Starting about last August, Iran produced gasoline at six petrochemical plants under an emergency plan to foil a new US law providing sanctions on foreign firms supplying gasoline to Iran.
Iran had been importing about one-third of its gasoline needs. Many in Congress concluded that if they could stop gasoline sales to Iran, it would bring the Islamic Republic to its knees.
The threat of sanctions convinced almost all major gasoline traders to stop doing business with Iran. But Iran then started gasoline output from the six petrochemical plants. That reduced petrochemical output, but the regime did not seem to care.

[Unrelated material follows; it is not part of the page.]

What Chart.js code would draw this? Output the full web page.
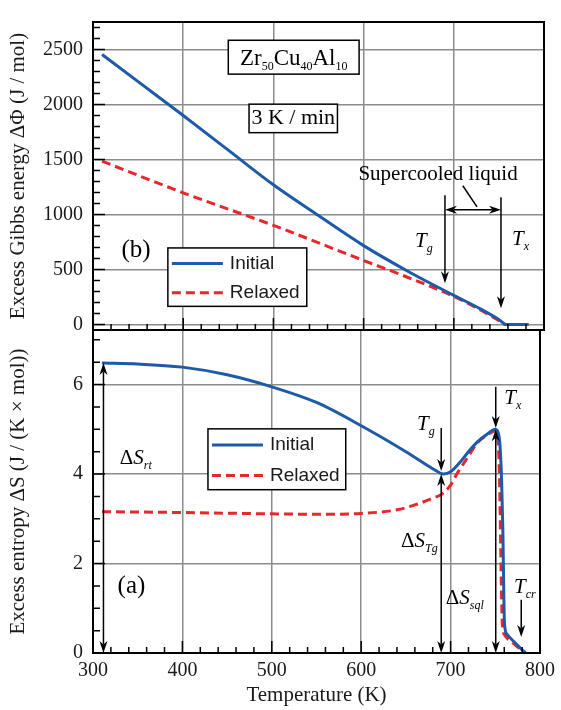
<!DOCTYPE html>
<html>
<head>
<meta charset="utf-8">
<script src="https://cdn.jsdelivr.net/npm/chart.js@4.4.1/dist/chart.umd.min.js"></script>
<style>
  html, body { margin: 0; padding: 0; background: #fff; }
  #wrap { position: relative; width: 561px; height: 710px; }
  #wrap canvas { position: absolute; left: 0; top: 0; }
</style>
</head>
<body>
<div id="wrap">
  <canvas id="gibbsChart" width="561" height="710"></canvas>
  <canvas id="entropyChart" width="561" height="710"></canvas>
</div>
<script>
// ---- data ----
const xTicks = [300, 400, 500, 600, 700, 800];
const gibbsTicks = [0, 500, 1000, 1500, 2000, 2500];
const entropyTicks = [0, 2, 4, 6];

// (b) excess Gibbs energy, J/mol
const gibbsInitialT = [310, 350, 400, 450, 500, 550, 600, 650, 700, 730, 750, 758, 783];
const gibbsInitial  = [2455, 2208, 1900, 1585, 1270, 990, 717, 480, 265, 140, 45, 0, 0];
const gibbsRelaxedT = [310, 400, 500, 600, 650, 700, 730, 750, 757, 783];
const gibbsRelaxed  = [1485, 1197, 901, 582, 425, 255, 130, 35, 0, 0];

// (a) excess entropy, J/(K mol)
const entropyInitialT = [310, 350, 400, 450, 500, 550, 600, 650, 680, 692, 700, 710, 720, 730, 740, 750, 752, 755, 757, 758.5, 759.3, 760.3, 763, 771, 777, 784];
const entropyInitial  = [6.48, 6.46, 6.39, 6.22, 5.95, 5.6, 5.08, 4.5, 4.12, 4.0, 4.05, 4.25, 4.5, 4.72, 4.88, 5.0, 4.98, 4.7, 3.9, 2.7, 1.6, 0.65, 0.42, 0.25, 0.13, 0];
const entropyRelaxedT = [310, 400, 500, 560, 600, 640, 660, 680, 690, 700, 707, 720, 730, 744, 750, 752, 754, 755, 756, 757, 758, 760, 770, 783];
const entropyRelaxed  = [3.16, 3.14, 3.11, 3.10, 3.12, 3.2, 3.31, 3.46, 3.55, 3.75, 4.0, 4.4, 4.7, 4.91, 4.97, 4.9, 4.4, 3.6, 2.4, 1.3, 0.6, 0.42, 0.22, 0];

const BLUE = '#1d5aa8';
const RED = '#e8262b';
const GRID = '#8c8c8c';
const SERIF = '"Liberation Serif", "Times New Roman", serif';
const SANS = '"Liberation Sans", Arial, sans-serif';

Chart.defaults.font.family = SERIF;
Chart.defaults.color = '#1a1a1a';

function pairs(xs, ys) {
  return xs.map((x, i) => ({ x: x, y: ys[i] }));
}

function lineSet(label, xs, ys, color, dashed) {
  return {
    label: label,
    data: pairs(xs, ys),
    borderColor: color,
    borderWidth: 3,
    borderDash: dashed ? [9, 5] : [],
    pointRadius: 0,
    fill: false,
    cubicInterpolationMode: 'monotone'
  };
}

// ---- little drawing helpers for the annotations ----
function fontOf(p) {
  return (p.italic ? 'italic ' : '') + p.size + 'px ' + SERIF;
}

function richWidth(ctx, parts) {
  let w = 0;
  parts.forEach(p => { ctx.font = fontOf(p); w += ctx.measureText(p.t).width; });
  return w;
}

// parts drawn left to right from x, baseline y; sub parts dropped a bit
function drawRich(ctx, x, y, parts) {
  ctx.textAlign = 'left';
  ctx.textBaseline = 'alphabetic';
  parts.forEach(p => {
    ctx.font = fontOf(p);
    ctx.fillText(p.t, x, y + (p.sub ? 5 : 0));
    x += ctx.measureText(p.t).width;
  });
}

function arrow(ctx, x1, y1, x2, y2) {
  const a = Math.atan2(y2 - y1, x2 - x1);
  const L = 12, W = 4;
  const bx = x2 - L * 0.7 * Math.cos(a), by = y2 - L * 0.7 * Math.sin(a);
  ctx.beginPath();
  ctx.moveTo(x1, y1);
  ctx.lineTo(bx, by);
  ctx.stroke();
  ctx.beginPath();
  ctx.moveTo(x2, y2);
  ctx.lineTo(x2 - L * Math.cos(a) + W * Math.sin(a), y2 - L * Math.sin(a) - W * Math.cos(a));
  ctx.lineTo(bx, by);
  ctx.lineTo(x2 - L * Math.cos(a) - W * Math.sin(a), y2 - L * Math.sin(a) + W * Math.cos(a));
  ctx.closePath();
  ctx.fill();
}

function doubleArrow(ctx, x1, y1, x2, y2) {
  const mx = (x1 + x2) / 2, my = (y1 + y2) / 2;
  arrow(ctx, mx, my, x1, y1);
  arrow(ctx, mx, my, x2, y2);
}

function whiteBox(ctx, x1, y1, x2, y2) {
  ctx.fillStyle = '#fff';
  ctx.fillRect(x1, y1, x2 - x1, y2 - y1);
  ctx.strokeStyle = '#000';
  ctx.lineWidth = 1.5;
  ctx.strokeRect(x1, y1, x2 - x1, y2 - y1);
  ctx.fillStyle = '#000';
}

function drawLegend(chart, x1, y1, x2, y2) {
  const ctx = chart.ctx;
  whiteBox(ctx, x1, y1, x2, y2);
  const rowH = (y2 - y1) / 2;
  chart.data.datasets.forEach((ds, i) => {
    const cy = y1 + rowH * (i + 0.5) + 1;
    ctx.save();
    ctx.strokeStyle = ds.borderColor;
    ctx.lineWidth = 3;
    ctx.setLineDash(ds.borderDash);
    ctx.beginPath();
    ctx.moveTo(x1 + 4, cy);
    ctx.lineTo(x1 + 55, cy);
    ctx.stroke();
    ctx.restore();
    ctx.fillStyle = '#1a1a1a';
    ctx.font = '19px ' + SANS;
    ctx.textAlign = 'left';
    ctx.textBaseline = 'middle';
    ctx.fillText(ds.label, x1 + 62, cy);
  });
}

// plot frame plus the inward tick marks on the left and bottom
function framePlugin(yMinor, yMajor) {
  return {
    id: 'frame',
    afterDatasetsDraw(chart) {
      const { ctx, chartArea: a, scales: { x, y } } = chart;
      ctx.save();
      ctx.strokeStyle = '#000';
      ctx.lineWidth = 1.5;
      ctx.beginPath();
      for (let t = 300; t <= 800; t += 20) {
        const px = x.getPixelForValue(t);
        const len = t % 100 === 0 ? 12 : 6;
        ctx.moveTo(px, a.bottom);
        ctx.lineTo(px, a.bottom - len);
      }
      for (let v = Math.ceil(y.min / yMinor) * yMinor; v <= y.max + 1e-9; v += yMinor) {
        const py = y.getPixelForValue(v);
        const major = Math.abs(v / yMajor - Math.round(v / yMajor)) < 1e-6;
        ctx.moveTo(a.left, py);
        ctx.lineTo(a.left + (major ? 12 : 7), py);
      }
      ctx.stroke();
      ctx.lineWidth = 2;
      ctx.strokeRect(a.left, a.top, a.right - a.left, a.bottom - a.top);
      ctx.restore();
    }
  };
}

const gibbsNotes = {
  id: 'gibbsNotes',
  afterDatasetsDraw(chart) {
    const { ctx, scales: { x, y } } = chart;
    const X = v => x.getPixelForValue(v), Y = v => y.getPixelForValue(v);
    ctx.save();
    ctx.fillStyle = '#000';
    ctx.strokeStyle = '#000';
    ctx.lineWidth = 1.5;

    // composition box
    whiteBox(ctx, X(450), Y(2584), X(595), Y(2276));
    const formula = [
      { t: 'Zr', size: 23 }, { t: '50', size: 12, sub: true },
      { t: 'Cu', size: 23 }, { t: '40', size: 12, sub: true },
      { t: 'Al', size: 23 }, { t: '10', size: 12, sub: true }
    ];
    drawRich(ctx, X(522.5) - richWidth(ctx, formula) / 2, Y(2430) + 8, formula);

    // heating rate box
    whiteBox(ctx, X(473), Y(2003), X(571), Y(1744));
    ctx.font = '22px ' + SERIF;
    ctx.textAlign = 'center';
    ctx.textBaseline = 'middle';
    ctx.fillText('3 K / min', X(522), Y(1872));

    ctx.font = '25px ' + SERIF;
    ctx.fillText('(b)', X(347.7), Y(674));

    ctx.font = '21px ' + SERIF;
    ctx.fillText('Supercooled liquid', X(682.5), Y(1365));

    ctx.strokeStyle = '#000';
    ctx.lineWidth = 1.5;
    ctx.beginPath();
    ctx.moveTo(X(710), Y(1261));
    ctx.lineTo(X(725.7), Y(1070));
    ctx.stroke();
    doubleArrow(ctx, X(690.2), Y(1043), X(752.3), Y(1043));
    arrow(ctx, X(690.2), Y(1174), X(690.2), Y(374));
    arrow(ctx, X(752.3), Y(1157), X(752.3), Y(148));

    drawRich(ctx, X(657), Y(765) + 7, [{ t: 'T', size: 21, italic: true }, { t: 'g', size: 12, italic: true, sub: true }]);
    drawRich(ctx, X(764.5), Y(783) + 7, [{ t: 'T', size: 21, italic: true }, { t: 'x', size: 12, italic: true, sub: true }]);

    drawLegend(chart, X(383), Y(696), X(537), Y(165));
    ctx.restore();
  }
};

const entropyNotes = {
  id: 'entropyNotes',
  afterDatasetsDraw(chart) {
    const { ctx, scales: { x, y } } = chart;
    const X = v => x.getPixelForValue(v), Y = v => y.getPixelForValue(v);
    ctx.save();
    ctx.fillStyle = '#000';
    ctx.strokeStyle = '#000';
    ctx.lineWidth = 1.5;

    doubleArrow(ctx, X(311.7), Y(entropyInitial[0]), X(311.7), Y(0));
    doubleArrow(ctx, X(689.5), Y(4.0), X(689.5), Y(0));
    doubleArrow(ctx, X(750.5), Y(5.0), X(750.5), Y(0));
    arrow(ctx, X(689.5), Y(5.03), X(689.5), Y(4.07));
    arrow(ctx, X(750.5), Y(5.95), X(750.5), Y(5.03));
    arrow(ctx, X(779), Y(1.19), X(779), Y(0.36));

    const big = 21, small = 12;
    drawRich(ctx, X(330), Y(4.38) + 7, [{ t: 'Δ', size: big }, { t: 'S', size: big, italic: true }, { t: 'rt', size: small, italic: true, sub: true }]);
    drawRich(ctx, X(662.5), Y(5.15) + 7, [{ t: 'T', size: big, italic: true }, { t: 'g', size: small, italic: true, sub: true }]);
    drawRich(ctx, X(644.6), Y(2.53) + 7, [{ t: 'Δ', size: big }, { t: 'S', size: big, italic: true }, { t: 'Tg', size: small, italic: true, sub: true }]);
    drawRich(ctx, X(694.7), Y(1.25) + 7, [{ t: 'Δ', size: big }, { t: 'S', size: big, italic: true }, { t: 'sql', size: small, italic: true, sub: true }]);
    drawRich(ctx, X(760), Y(5.73) + 7, [{ t: 'T', size: big, italic: true }, { t: 'x', size: small, italic: true, sub: true }]);
    drawRich(ctx, X(771), Y(1.5) + 7, [{ t: 'T', size: big, italic: true }, { t: 'cr', size: small, italic: true, sub: true }]);

    ctx.font = '25px ' + SERIF;
    ctx.textAlign = 'center';
    ctx.textBaseline = 'middle';
    ctx.fillText('(a)', X(343), Y(1.48));

    drawLegend(chart, X(428.6), Y(5.01), X(582.7), Y(3.65));
    ctx.restore();
  }
};

const setTicks = list => axis => { axis.ticks = list.map(v => ({ value: v })); };
const plainLabel = v => String(v);
const gridOpts = { color: GRID, lineWidth: 1.5, drawTicks: false };

// ---- (b) top panel ----
new Chart(document.getElementById('gibbsChart'), {
  type: 'line',
  data: {
    datasets: [
      lineSet('Initial', gibbsInitialT, gibbsInitial, BLUE, false),
      lineSet('Relaxed', gibbsRelaxedT, gibbsRelaxed, RED, true)
    ]
  },
  options: {
    responsive: false,
    animation: false,
    layout: { padding: { top: 7, right: 17, bottom: 380, left: 0 } },
    plugins: { legend: { display: false }, tooltip: { enabled: false } },
    scales: {
      x: {
        type: 'linear', min: 300, max: 800,
        afterBuildTicks: setTicks(xTicks),
        afterFit: s => { s.height = 0; },
        ticks: { display: false },
        grid: gridOpts,
        border: { display: false }
      },
      y: {
        min: -50, max: 2750,
        afterBuildTicks: setTicks(gibbsTicks),
        afterFit: s => { s.width = 93; },
        ticks: { font: { size: 20 }, padding: 10, callback: plainLabel },
        grid: gridOpts,
        border: { display: false },
        title: { display: true, text: 'Excess Gibbs energy ΔΦ (J / mol)', font: { size: 21 }, padding: { top: 6, bottom: 0 } }
      }
    }
  },
  plugins: [framePlugin(100, 500), gibbsNotes]
});

// ---- (a) bottom panel ----
new Chart(document.getElementById('entropyChart'), {
  type: 'line',
  data: {
    datasets: [
      lineSet('Initial', entropyInitialT, entropyInitial, BLUE, false),
      lineSet('Relaxed', entropyRelaxedT, entropyRelaxed, RED, true)
    ]
  },
  options: {
    responsive: false,
    animation: false,
    layout: { padding: { top: 330, right: 17, bottom: 0, left: 0 } },
    plugins: { legend: { display: false }, tooltip: { enabled: false } },
    scales: {
      x: {
        type: 'linear', min: 300, max: 800,
        afterBuildTicks: setTicks(xTicks),
        afterFit: s => { s.height = 57; },
        ticks: { font: { size: 20 }, padding: 6, maxRotation: 0, callback: plainLabel },
        grid: gridOpts,
        border: { display: false },
        title: { display: true, text: 'Temperature (K)', font: { size: 21 }, padding: { top: 0, bottom: 2 } }
      },
      y: {
        min: 0, max: 7.22,
        afterBuildTicks: setTicks(entropyTicks),
        afterFit: s => { s.width = 93; },
        ticks: { font: { size: 20 }, padding: 10, callback: plainLabel },
        grid: gridOpts,
        border: { display: false },
        title: { display: true, text: 'Excess entropy ΔS (J / (K × mol))', font: { size: 21 }, padding: { top: 6, bottom: 0 } }
      }
    }
  },
  plugins: [framePlugin(0.5, 2), entropyNotes]
});
</script>
</body>
</html>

In September, Iran announced that it had halted all gasoline imports. There have been no reports from industry sources alleging that any firms are delivering to Iran, so the Iranian claim appeared to be true.
But on Tuesday, the Oil Daily newsletter quoted unnamed sources as saying Venezuela had signed a contract to provide Iran with 60,000 tons of gasoline each month. It didn’t say how long the contract was for. It said the first tanker shipment would arrive in Bandar Abbas next month.
The sum of 60,000 tons comes to about 50 million liters.
Iran’s refineries produce about 44 million liters of gasoline per day. For the week ending January 14, Iran’s oil distribution company announced that daily gasoline purchases averaged 53.2 million liters.
That would leave a gap of about 9 million liters a day that the petrochemical plants (or imports) still needed to fill, raising questions about the halt in output at the petrochemical plants.
The Venezuelan imports would only fill the gap between production and current consumption for about five days a month.
The question remains as to how the gap is being filled. That question has not been answered, though some think the country has built up enough gasoline reserves to tide it over until new refinery capacity comes on line, supposedly in a matter of weeks.
Over the past five months, Iran produced 17 million liters of gasoline a day at the petrochemical complexes, the Mehr news agency reported January 22.
Oil Minister Masud Mir-Kazemi said in a January 16 news conference that Iran’s gasoline reserves had “reached a peak,” without giving any numbers.
Iranian officials say the success of the emergency program for manufacturing gasoline shows the country is self-reliant and can thwart “enemies’ plots.”
Local media reports have linked an increase in air pollution in the capital to the country’s hasty production of lower-quality gasoline. Mir-Kazemi rejected that assertion, saying it had been fabricated by foreign news organizations in response to the failure of Iran’s adversaries to pressure it with the gasoline embargo. Actually, the charge arose in Tehran among Iranians seeking an explanation for why air pollution reached new heights last month.